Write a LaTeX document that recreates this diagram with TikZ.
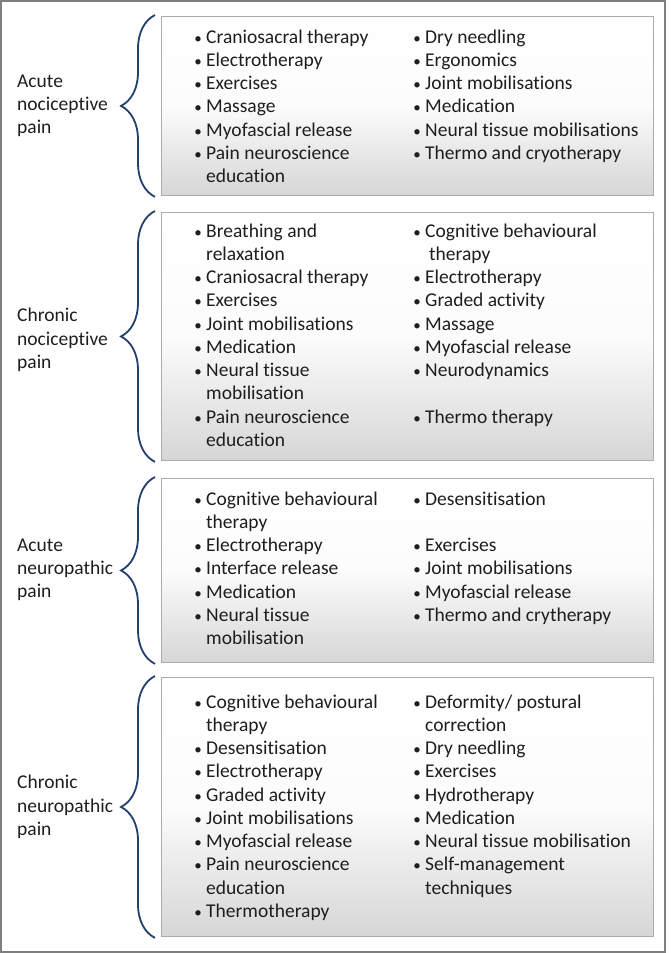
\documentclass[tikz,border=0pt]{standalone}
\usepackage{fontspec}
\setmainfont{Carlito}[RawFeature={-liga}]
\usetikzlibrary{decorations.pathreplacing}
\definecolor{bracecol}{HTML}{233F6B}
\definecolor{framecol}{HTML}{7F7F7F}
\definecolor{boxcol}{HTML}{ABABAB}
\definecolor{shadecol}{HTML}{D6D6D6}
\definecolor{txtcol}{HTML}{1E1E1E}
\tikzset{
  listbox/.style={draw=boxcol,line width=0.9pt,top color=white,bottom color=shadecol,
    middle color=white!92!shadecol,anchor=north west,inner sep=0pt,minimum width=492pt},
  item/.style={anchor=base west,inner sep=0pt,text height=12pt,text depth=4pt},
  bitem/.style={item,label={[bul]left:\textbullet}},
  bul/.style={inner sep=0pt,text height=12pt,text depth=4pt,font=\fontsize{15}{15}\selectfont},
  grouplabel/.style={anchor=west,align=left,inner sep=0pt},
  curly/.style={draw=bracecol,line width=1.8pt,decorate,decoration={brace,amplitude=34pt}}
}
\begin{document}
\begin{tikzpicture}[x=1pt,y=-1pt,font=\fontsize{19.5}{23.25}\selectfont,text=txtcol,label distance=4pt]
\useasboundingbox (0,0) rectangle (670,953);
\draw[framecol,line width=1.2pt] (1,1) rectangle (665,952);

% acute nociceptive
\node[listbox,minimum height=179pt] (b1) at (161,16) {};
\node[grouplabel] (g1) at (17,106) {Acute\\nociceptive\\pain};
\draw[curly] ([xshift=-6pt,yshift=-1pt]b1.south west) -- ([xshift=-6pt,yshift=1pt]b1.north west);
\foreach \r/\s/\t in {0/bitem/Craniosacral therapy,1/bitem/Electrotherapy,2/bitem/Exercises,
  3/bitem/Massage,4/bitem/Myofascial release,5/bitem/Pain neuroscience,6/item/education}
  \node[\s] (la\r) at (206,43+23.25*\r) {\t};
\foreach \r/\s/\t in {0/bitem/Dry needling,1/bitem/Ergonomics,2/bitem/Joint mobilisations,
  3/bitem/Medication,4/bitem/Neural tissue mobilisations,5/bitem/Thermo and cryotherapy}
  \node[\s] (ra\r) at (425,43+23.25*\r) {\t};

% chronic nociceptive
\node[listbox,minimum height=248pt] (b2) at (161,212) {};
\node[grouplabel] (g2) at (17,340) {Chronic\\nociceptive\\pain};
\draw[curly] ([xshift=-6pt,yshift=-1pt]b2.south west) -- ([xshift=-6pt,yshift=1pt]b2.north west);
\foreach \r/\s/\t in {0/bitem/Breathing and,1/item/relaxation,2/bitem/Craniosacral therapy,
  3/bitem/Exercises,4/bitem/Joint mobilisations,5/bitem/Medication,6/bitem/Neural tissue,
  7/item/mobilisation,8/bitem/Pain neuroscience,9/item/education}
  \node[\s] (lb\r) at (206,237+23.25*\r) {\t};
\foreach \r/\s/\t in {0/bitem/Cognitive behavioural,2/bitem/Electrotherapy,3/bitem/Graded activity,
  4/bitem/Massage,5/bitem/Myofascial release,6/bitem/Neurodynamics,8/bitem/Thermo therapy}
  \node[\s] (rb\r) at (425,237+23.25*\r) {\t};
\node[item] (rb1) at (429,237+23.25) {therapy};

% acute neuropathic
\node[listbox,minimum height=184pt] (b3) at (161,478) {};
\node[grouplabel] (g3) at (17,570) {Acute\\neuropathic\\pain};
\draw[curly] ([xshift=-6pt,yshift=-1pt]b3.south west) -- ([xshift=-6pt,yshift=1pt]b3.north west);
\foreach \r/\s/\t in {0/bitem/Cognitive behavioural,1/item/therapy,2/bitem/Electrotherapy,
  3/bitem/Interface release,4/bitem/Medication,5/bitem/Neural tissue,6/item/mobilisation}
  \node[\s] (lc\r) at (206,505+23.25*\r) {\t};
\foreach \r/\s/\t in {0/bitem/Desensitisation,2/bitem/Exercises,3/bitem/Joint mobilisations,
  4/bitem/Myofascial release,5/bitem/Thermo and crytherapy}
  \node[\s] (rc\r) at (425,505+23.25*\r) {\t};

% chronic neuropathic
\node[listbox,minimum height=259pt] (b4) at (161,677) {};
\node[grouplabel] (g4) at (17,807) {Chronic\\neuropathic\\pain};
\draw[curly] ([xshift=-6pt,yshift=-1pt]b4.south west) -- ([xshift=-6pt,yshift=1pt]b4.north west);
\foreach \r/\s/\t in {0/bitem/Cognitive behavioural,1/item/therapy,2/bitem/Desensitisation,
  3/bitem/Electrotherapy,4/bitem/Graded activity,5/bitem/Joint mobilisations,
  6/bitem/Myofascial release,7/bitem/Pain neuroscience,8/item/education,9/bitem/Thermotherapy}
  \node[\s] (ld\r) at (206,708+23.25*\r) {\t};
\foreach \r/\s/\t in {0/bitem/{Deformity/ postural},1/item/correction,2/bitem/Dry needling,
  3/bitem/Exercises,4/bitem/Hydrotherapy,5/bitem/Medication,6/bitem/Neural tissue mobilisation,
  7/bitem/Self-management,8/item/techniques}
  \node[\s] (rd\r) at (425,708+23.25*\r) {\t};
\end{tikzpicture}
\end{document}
------
- **Exercise**
All of the data above should be transcribed verbatim, with pictures omitted.

- **Result**
Write a LaTeX document that recreates this diagram with TikZ.
\documentclass[tikz,border=0pt]{standalone}
\usepackage{fontspec}
\setmainfont{Carlito}[RawFeature={-liga}]
\usetikzlibrary{decorations.pathreplacing}
\definecolor{bracecol}{HTML}{233F6B}
\definecolor{framecol}{HTML}{7F7F7F}
\definecolor{boxcol}{HTML}{ABABAB}
\definecolor{shadecol}{HTML}{D6D6D6}
\definecolor{txtcol}{HTML}{1E1E1E}
\tikzset{
  listbox/.style={draw=boxcol,line width=0.9pt,top color=white,bottom color=shadecol,
    middle color=white!92!shadecol,anchor=north west,inner sep=0pt,minimum width=492pt},
  item/.style={anchor=base west,inner sep=0pt,text height=12pt,text depth=4pt},
  bitem/.style={item,label={[bul]left:\textbullet}},
  bul/.style={inner sep=0pt,text height=12pt,text depth=4pt,font=\fontsize{15}{15}\selectfont},
  grouplabel/.style={anchor=west,align=left,inner sep=0pt},
  curly/.style={draw=bracecol,line width=1.8pt,decorate,decoration={brace,amplitude=34pt}}
}
\begin{document}
\begin{tikzpicture}[x=1pt,y=-1pt,font=\fontsize{19.5}{23.25}\selectfont,text=txtcol,label distance=4pt]
\useasboundingbox (0,0) rectangle (670,953);
\draw[framecol,line width=1.2pt] (1,1) rectangle (665,952);

% acute nociceptive
\node[listbox,minimum height=179pt] (b1) at (161,16) {};
\node[grouplabel] (g1) at (17,106) {Acute\\nociceptive\\pain};
\draw[curly] ([xshift=-6pt,yshift=-1pt]b1.south west) -- ([xshift=-6pt,yshift=1pt]b1.north west);
\foreach \r/\s/\t in {0/bitem/Craniosacral therapy,1/bitem/Electrotherapy,2/bitem/Exercises,
  3/bitem/Massage,4/bitem/Myofascial release,5/bitem/Pain neuroscience,6/item/education}
  \node[\s] (la\r) at (206,43+23.25*\r) {\t};
\foreach \r/\s/\t in {0/bitem/Dry needling,1/bitem/Ergonomics,2/bitem/Joint mobilisations,
  3/bitem/Medication,4/bitem/Neural tissue mobilisations,5/bitem/Thermo and cryotherapy}
  \node[\s] (ra\r) at (425,43+23.25*\r) {\t};

% chronic nociceptive
\node[listbox,minimum height=248pt] (b2) at (161,212) {};
\node[grouplabel] (g2) at (17,340) {Chronic\\nociceptive\\pain};
\draw[curly] ([xshift=-6pt,yshift=-1pt]b2.south west) -- ([xshift=-6pt,yshift=1pt]b2.north west);
\foreach \r/\s/\t in {0/bitem/Breathing and,1/item/relaxation,2/bitem/Craniosacral therapy,
  3/bitem/Exercises,4/bitem/Joint mobilisations,5/bitem/Medication,6/bitem/Neural tissue,
  7/item/mobilisation,8/bitem/Pain neuroscience,9/item/education}
  \node[\s] (lb\r) at (206,237+23.25*\r) {\t};
\foreach \r/\s/\t in {0/bitem/Cognitive behavioural,2/bitem/Electrotherapy,3/bitem/Graded activity,
  4/bitem/Massage,5/bitem/Myofascial release,6/bitem/Neurodynamics,8/bitem/Thermo therapy}
  \node[\s] (rb\r) at (425,237+23.25*\r) {\t};
\node[item] (rb1) at (429,237+23.25) {therapy};

% acute neuropathic
\node[listbox,minimum height=184pt] (b3) at (161,478) {};
\node[grouplabel] (g3) at (17,570) {Acute\\neuropathic\\pain};
\draw[curly] ([xshift=-6pt,yshift=-1pt]b3.south west) -- ([xshift=-6pt,yshift=1pt]b3.north west);
\foreach \r/\s/\t in {0/bitem/Cognitive behavioural,1/item/therapy,2/bitem/Electrotherapy,
  3/bitem/Interface release,4/bitem/Medication,5/bitem/Neural tissue,6/item/mobilisation}
  \node[\s] (lc\r) at (206,505+23.25*\r) {\t};
\foreach \r/\s/\t in {0/bitem/Desensitisation,2/bitem/Exercises,3/bitem/Joint mobilisations,
  4/bitem/Myofascial release,5/bitem/Thermo and crytherapy}
  \node[\s] (rc\r) at (425,505+23.25*\r) {\t};

% chronic neuropathic
\node[listbox,minimum height=259pt] (b4) at (161,677) {};
\node[grouplabel] (g4) at (17,807) {Chronic\\neuropathic\\pain};
\draw[curly] ([xshift=-6pt,yshift=-1pt]b4.south west) -- ([xshift=-6pt,yshift=1pt]b4.north west);
\foreach \r/\s/\t in {0/bitem/Cognitive behavioural,1/item/therapy,2/bitem/Desensitisation,
  3/bitem/Electrotherapy,4/bitem/Graded activity,5/bitem/Joint mobilisations,
  6/bitem/Myofascial release,7/bitem/Pain neuroscience,8/item/education,9/bitem/Thermotherapy}
  \node[\s] (ld\r) at (206,708+23.25*\r) {\t};
\foreach \r/\s/\t in {0/bitem/{Deformity/ postural},1/item/correction,2/bitem/Dry needling,
  3/bitem/Exercises,4/bitem/Hydrotherapy,5/bitem/Medication,6/bitem/Neural tissue mobilisation,
  7/bitem/Self-management,8/item/techniques}
  \node[\s] (rd\r) at (425,708+23.25*\r) {\t};
\end{tikzpicture}
\end{document}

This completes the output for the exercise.